さて、この日の気温は朝から32度を超えていて日中帯となれば更に上がり35度まで上がるそうだ。そうなると冷たいものも食べたくなる。
しかし、冷たいものも・・・うーん・・・

買っちゃえっ!

食券を片手にお店の中へ。ということで何を選んだかというと「かき揚げきしめん」にした。しかも、温かいでな!

店員さんに食券を見せ、「あっ、置いといてください」とマナーを叩き込まれながら、着丼するのを待つのである。

食す
2分で着丼。2分って・・・カップ麺より短いじゃねぇか!すごいなおい!

各ホームに鎮座する住よしや憩では、冷凍麺を使っているそうだ。店員さんもまたスピーディーに調理・盛り付けを行っていた。これぞプロのワザである。
箸できしめんを持ち上げてみる。出汁と共に箸によって持ち上げられる。いたたまれないぜ・・・いただきます!

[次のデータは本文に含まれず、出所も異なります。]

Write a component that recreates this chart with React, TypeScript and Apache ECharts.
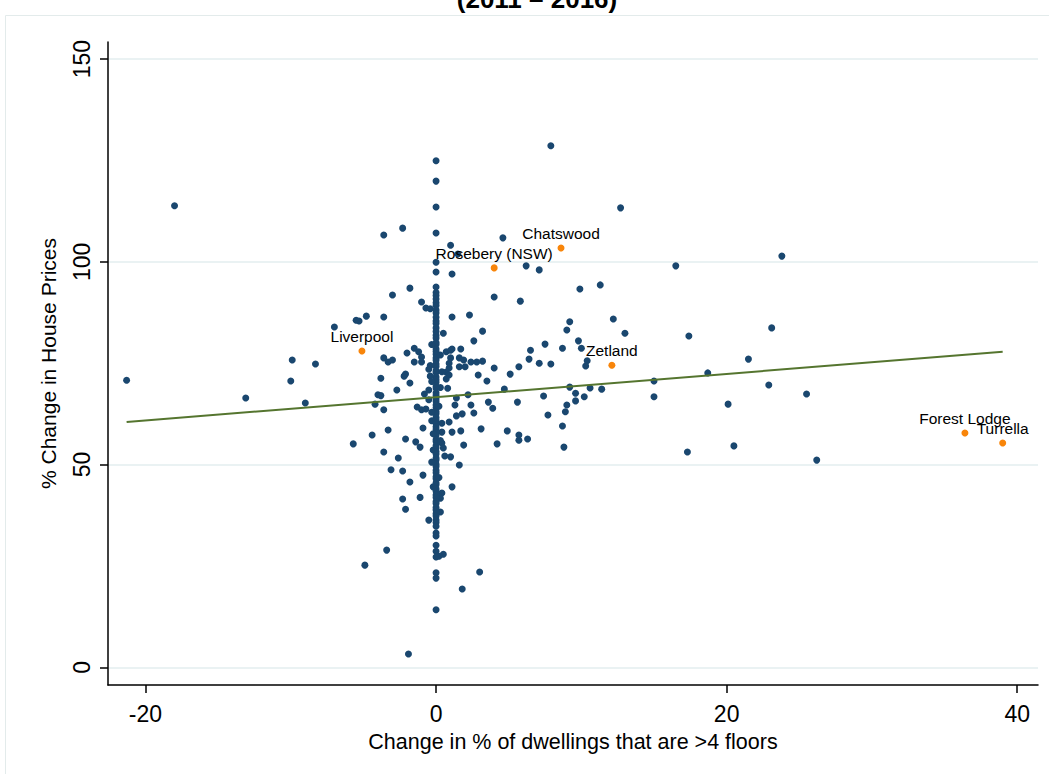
import React, { useEffect, useRef } from "react";
import * as echarts from "echarts";

// Tick values
const xTicks = [-20, 0, 20, 40];
const yTicks = [0, 50, 100, 150];

// Points left of the x = 0 column  [change in % >4 floors, % change in house prices]
const leftPts: [number, number][] = [
  [-18.0, 113.8], [-21.3, 70.8], [-13.1, 66.4], [-10.0, 70.6], [-9.9, 75.8], [-9.0, 65.2],
  [-8.3, 74.8], [-7.0, 83.9], [-5.5, 85.6], [-5.3, 85.4], [-4.8, 86.6], [-3.6, 86.4],
  [-3.6, 106.6], [-2.3, 108.3], [-3.0, 91.8], [-1.8, 93.5], [-1.0, 90.1], [-0.7, 88.6],
  [-0.4, 88.4], [-5.7, 55.1], [-4.4, 57.3], [-3.3, 58.5], [-3.6, 53.1], [-4.2, 64.9],
  [-3.6, 63.5], [-4.0, 67.2], [-3.8, 67.0], [-2.7, 68.4], [-1.8, 70.1], [-2.2, 71.8],
  [-2.1, 72.3], [-3.8, 71.3], [-3.6, 76.3], [-3.3, 75.3], [-3.0, 75.8], [-2.0, 77.5],
  [-1.5, 78.7], [-1.2, 77.8], [-1.0, 76.5], [-1.0, 75.3], [-1.5, 75.3], [-2.1, 56.3],
  [-1.4, 55.6], [-1.1, 54.3], [-2.6, 51.6], [-3.1, 48.7], [-2.3, 48.4], [-1.8, 45.7],
  [-0.9, 47.4], [-2.3, 41.5], [-1.1, 41.9], [-2.1, 39.0], [-0.5, 36.3], [-3.4, 28.9],
  [-4.9, 25.2], [-1.9, 3.3], [-0.8, 67.4], [-0.5, 68.4], [-1.3, 64.2], [-1.0, 63.5],
  [-0.7, 63.7], [-0.9, 59.0], [-0.3, 60.8], [-0.2, 44.5], [-0.2, 53.6],
];

// Points right of the x = 0 column
const rightPts: [number, number][] = [
  [1.0, 104.1], [1.5, 101.9], [1.1, 97.0], [4.6, 105.9], [7.9, 128.6], [12.7, 113.3],
  [6.2, 99.0], [7.1, 98.0], [16.5, 99.0], [23.8, 101.4], [9.9, 93.3], [11.3, 94.3],
  [4.0, 91.3], [5.8, 90.3], [1.1, 86.4], [2.3, 86.9], [9.2, 85.2], [9.0, 83.2],
  [12.2, 85.9], [13.0, 82.4], [3.2, 82.9], [0.5, 82.4], [2.6, 80.5], [17.4, 81.7],
  [23.1, 83.7], [9.8, 80.5], [10.0, 78.7], [7.5, 79.7], [8.7, 78.7], [6.5, 78.2],
  [6.4, 76.0], [7.1, 75.0], [7.9, 74.8], [10.4, 75.6], [10.3, 74.3], [21.5, 76.0],
  [18.7, 72.6], [15.0, 70.6], [15.0, 66.7], [22.9, 69.6], [25.5, 67.4], [20.1, 64.9],
  [20.5, 54.6], [26.2, 51.1], [17.3, 53.1], [1.1, 78.5], [1.7, 78.5], [0.7, 77.8],
  [1.0, 76.3], [1.6, 76.3], [1.9, 75.8], [1.6, 74.1], [2.0, 74.1], [2.4, 75.3],
  [2.8, 75.3], [3.2, 75.5], [0.9, 75.0], [0.9, 73.8], [0.7, 72.8], [0.9, 72.1],
  [0.7, 71.1], [0.8, 68.8], [2.9, 72.1], [4.0, 73.8], [5.1, 72.3], [5.7, 74.1],
  [3.5, 70.6], [4.7, 68.6], [9.2, 69.1], [10.6, 68.9], [11.4, 68.6], [9.6, 67.6],
  [10.2, 66.7], [9.6, 65.7], [7.4, 66.9], [3.6, 65.4], [3.9, 63.9], [5.6, 65.4],
  [9.0, 64.7], [8.9, 63.0], [7.7, 62.2], [3.1, 58.8], [4.9, 58.3], [5.7, 57.3],
  [5.7, 56.0], [6.3, 56.3], [8.7, 59.5], [4.2, 55.1], [8.8, 54.3], [2.2, 67.2],
  [1.4, 66.4], [1.3, 64.7], [2.4, 64.7], [2.6, 62.7], [1.4, 62.0], [1.8, 62.5],
  [0.9, 60.5], [0.4, 58.0], [1.1, 58.0], [1.7, 58.3], [1.9, 54.8], [0.4, 55.3],
  [0.5, 54.1], [0.6, 52.1], [1.0, 51.9], [1.6, 49.9], [1.1, 44.5], [0.4, 43.0],
  [0.3, 41.7], [0.2, 42.0], [0.3, 38.3], [0.5, 27.9], [0.2, 27.4], [3.0, 23.5],
  [1.8, 19.3], [1.0, 78.2],
];

// Suburbs with no change (x = 0): house price change values
const zeroColumnY = [
  124.9, 119.9, 113.5, 107.1, 99.9, 97.5, 93.8, 92.4, 91.7, 90.8, 89.9, 89.2, 88.1, 87.4,
  86.3, 85.4, 84.8, 83.7, 82.8, 81.9, 81.2, 80.1, 79.6, 78.5, 77.9, 77.2, 76.3, 75.7,
  74.8, 74.2, 73.1, 72.7, 71.6, 70.9, 70.3, 69.3, 68.8, 67.7, 67.1, 66.2, 65.6, 64.7,
  64.0, 63.1, 62.5, 61.6, 60.9, 60.2, 59.3, 58.7, 57.7, 57.2, 56.2, 55.7, 54.7, 54.1,
  53.2, 52.6, 51.6, 51.1, 50.1, 49.5, 48.6, 48.0, 47.0, 46.5, 45.5, 45.0, 44.0, 43.4,
  42.5, 41.9, 40.9, 40.4, 39.4, 38.8, 37.9, 37.3, 36.3, 35.7, 34.8, 33.1, 32.4, 30.1,
  28.6, 27.2, 23.3, 22.0, 14.2,
];

// Points hugging the column (small changes)
const nearColumnPts: [number, number][] = [
  [-0.3, 79.6], [0.3, 77.0], [-0.4, 74.4], [0.4, 72.9], [-0.5, 73.5], [-0.4, 71.8],
  [-0.3, 70.5], [0.3, 69.0], [-0.5, 66.0], [0.2, 64.4], [-0.3, 62.9], [0.4, 60.2],
  [-0.2, 57.6], [0.3, 55.9], [-0.3, 50.6], [0.2, 46.8],
];

// Labelled suburbs
const hlNames = ["Liverpool", "Chatswood", "Rosebery (NSW)", "Zetland", "Forest Lodge", "Turrella"];
const hlX = [-5.1, 8.6, 4.0, 12.1, 36.4, 39.0];
const hlY = [78.0, 103.4, 98.5, 74.5, 57.8, 55.3];

// Fitted line end points
const fitX = [-21.3, 39.0];
const fitY = [60.5, 77.8];

const FONT = '"Liberation Sans", Arial, Helvetica, sans-serif';

export default function App() {
  const ref = useRef<HTMLDivElement>(null);
  useEffect(() => {
    if (!ref.current) return;
    const chart = echarts.init(ref.current, undefined, { renderer: "svg" });
    const blue = [
      ...leftPts,
      ...rightPts,
      ...zeroColumnY.map((y) => [0, y]),
      ...nearColumnPts,
    ];
    const option: any = {
      animation: false,
      backgroundColor: "#ffffff",
      textStyle: { fontFamily: FONT },
      graphic: [
        {
          type: "rect",
          z: -10,
          silent: true,
          shape: { x: 5.5, y: 15.5, width: 1200, height: 900 },
          style: { fill: "none", stroke: "#e3ebeb", lineWidth: 1 },
        },
        {
          type: "text",
          x: 537,
          y: 12,
          silent: true,
          style: {
            text: "(2011 – 2016)",
            font: `bold 26px ${FONT}`,
            textAlign: "center",
            textVerticalAlign: "bottom",
            fill: "#000",
          },
        },
      ],
      grid: { left: 108, right: 11, top: 42, bottom: 89, containLabel: false },
      xAxis: {
        type: "value",
        min: -22.58,
        max: 41.43,
        name: "Change in % of dwellings that are >4 floors",
        nameLocation: "middle",
        nameGap: 46,
        nameTextStyle: { fontSize: 21.5, color: "#000", fontFamily: FONT },
        axisLine: { show: true, onZero: false, lineStyle: { color: "#000", width: 1.5 } },
        axisTick: { show: true, length: 8, customValues: xTicks, lineStyle: { color: "#000", width: 1.5 } },
        axisLabel: { customValues: xTicks, fontSize: 23, color: "#000", margin: 17, fontFamily: FONT },
        splitLine: { show: false },
      },
      yAxis: {
        type: "value",
        min: -4.36,
        max: 154.2,
        name: "% Change in House Prices",
        nameLocation: "middle",
        nameGap: 49,
        nameRotate: 90,
        nameTextStyle: { fontSize: 21, color: "#000", fontFamily: FONT },
        axisLine: { show: true, onZero: false, lineStyle: { color: "#000", width: 1.5 } },
        axisTick: { show: true, length: 8, customValues: yTicks, lineStyle: { color: "#000", width: 1.5 } },
        axisLabel: { customValues: yTicks, rotate: 90, fontSize: 23, color: "#000", margin: 15, fontFamily: FONT },
        splitLine: { show: false },
      },
      series: [
        {
          type: "line",
          data: [],
          z: 1,
          silent: true,
          markLine: {
            z: 0,
            silent: true,
            symbol: ["none", "none"],
            label: { show: false },
            lineStyle: { color: "#eaf2f3", width: 2, type: "solid" },
            data: yTicks.map((v) => ({ yAxis: v })),
          },
        },
        {
          type: "scatter",
          z: 2,
          symbol: "circle",
          symbolSize: 7,
          itemStyle: { color: "#1a476f", opacity: 1 },
          data: blue,
        },
        {
          type: "line",
          z: 3,
          showSymbol: false,
          symbol: "none",
          lineStyle: { color: "#55752f", width: 2 },
          data: fitX.map((x, i) => [x, fitY[i]]),
        },
        {
          type: "scatter",
          z: 4,
          symbol: "circle",
          symbolSize: 7,
          itemStyle: { color: "#f8850a", opacity: 1 },
          label: {
            show: true,
            position: "top",
            distance: 3,
            formatter: "{b}",
            fontSize: 15.5,
            color: "#000",
            fontFamily: FONT,
          },
          data: hlNames.map((n, i) => ({ name: n, value: [hlX[i], hlY[i]] })),
        },
      ],
    };
    chart.setOption(option);
    return () => chart.dispose();
  }, []);
  return (
    <div
      ref={ref}
      style={{ position: "absolute", left: 0, top: 0, width: 1049, height: 774, background: "#fff" }}
    />
  );
}
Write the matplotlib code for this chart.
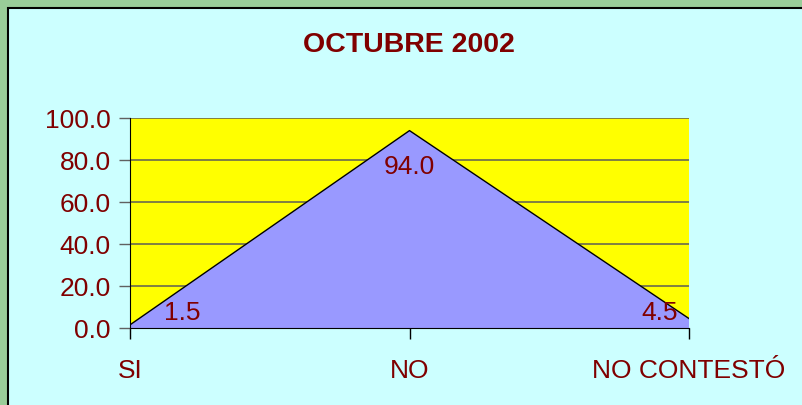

きしめんの平たい麺というのは王道も王道な讃岐うどんや細麺である稲庭うどんと異なり、口の中に与えるパンチ力が絶大であると私は思う。
それでいて、スルスルっと口の中に侵入してくる。でも体は自然と口元から受け入れてしまう。その麺には汁が纏わりついているが、これまた魚介類の匂いがまた良い・・・

出汁の違い
しかしあれだな・・・うどんの汁というのは関東だと濃いめ、関西だと薄めであることが多い。
関東だと「鰹節」をメインに「濃口醤油」でファイナルアジャストメントすることが多く、更には砂糖やみりんで甘さを追加することもある。秋田出身の自分からすれば「濃いつゆ」というのは慣れ親しむ味だ。
関西だとそれが真反対になる。「昆布」をメインに「薄口醤油」を用いて、全体的に薄味に仕立て上げるのが定番。自分も初めて関西でうどんを食した時、薄っ!とは思ったが、仄かに香る昆布とカツオの姿に魅了されたものだ。
では関東と関西の中央に位置する名古屋の味付けはどんなものになるのだろう?今回食した住よしの出汁は「濃いめ」である。
Google大先生に聞いてみると名古屋は「さば節とむろ節(ムロアジ節)の合わせだしが特徴」とされているそうだ。
なるほど・・・使われている魚が違うのか・・・。これまた勉強になった。と同時に、
うまけりゃ良いんだよ!
その地域ごとでベストな味付けを味わえるのが旅行の醍醐味なんだぜ・・・キラーンという思いになった。
かき揚げ
きしめんと並んで主役級の「かき揚げ」これまたカリカリで美味。

正直、ハイカロリーだろうけども毎日食いたい。というか、レシピを教えて下さい。
さて今回のかき揚げのような揚げ物については「揚げたて」を提供している店舗もあるそうだ。
では、今回の店舗が揚げたてを提供していたのかというと・・・きしめんを食べたいという思いが強すぎて揚げたてかどうか?を気にすることはなかった。ごめんね(ノω・)テヘ
ネギ・人参といった野菜類の中にいる海老っ!

これがまたカリカリでうめぇーんだな。
ごちそうさまでした
ということで完食。

冷たいお水はお店に設置しているウォーターサーバーから汲む必要があるのだけども、このお水がめちゃくちゃに美味い。高級フレンチ料理店とかで出されるお水よりも美味い。そう思っている。
ちなみに隣にいたマダムは冷たいきしめんを頼んでいらっしゃった。いや、それが普通だ。汗を垂らしながら食べている自分がおかしいのだ。しかし、
美味いからそれでもいい!
ということで店員さんに「ごちそうさまでした!」と伝えてお店を出る。外に出るとモワッとした空気が自分を包む。止まりかけていた汗がまた滲み始める。

まぁこれも旅行だわなあ。と思いつつ、流石にアチィな・・・と胃袋に居座るきしめんと共に思う。